If anyone out there comes across other interesting blogs/articles on Open Source please let me know.


Dave said...

You just rediscovered the #1 reason for the GNU General Public License. It's a "share and share alike" license that forces everyone to give back freely just as they have received. That way, if companies want to add to the program and make it a product, they are free to do so but they must share the source code to their modifications so that it can be included in the main distribution if the original author wants to do so.

Naturally, companies don't like this.

So the choice for open-source programmers has become:

1) work on GPL'd software and it will never be used by most people unless you manage to hit the big time with it (ie: Linux).

2) use the Eclipse Public License, Berkley, MIT, or any of several other licenses that do not require reciprocal sharing, but make money off of the reputation you develop.

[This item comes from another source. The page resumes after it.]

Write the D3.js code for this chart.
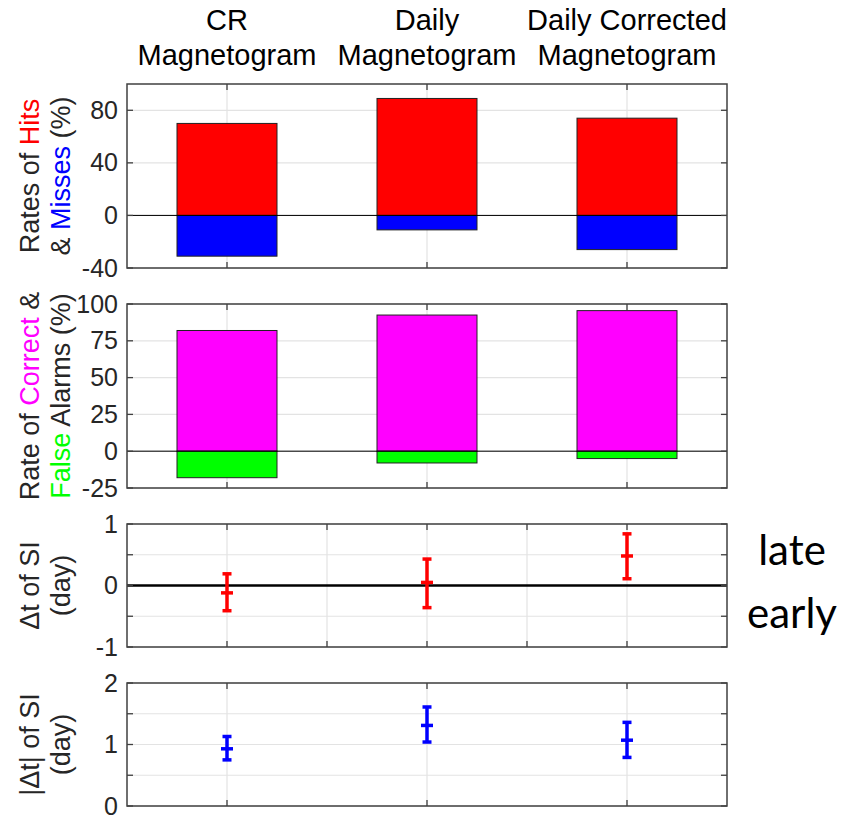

In my experience, #2 is much easier.

So the logic of the other blog was flawed in that it said that the programmer in position #2 will never get any money for his work. While strictly, she is never guaranteed to a penny for that one project, in practice, these same big vendors are very quick to hire good open-source developers and pay them to work on their open-source software. Alternatively, if the developer is good enough, they can become a consultant specializing in custom solutions based on the ecosystem that develops around their open-source solution and make some very good money that way.

Dave said...

See also my blog where I elaborate a bit further:

Paul said...

Thanx for the link Dave, very illuminating.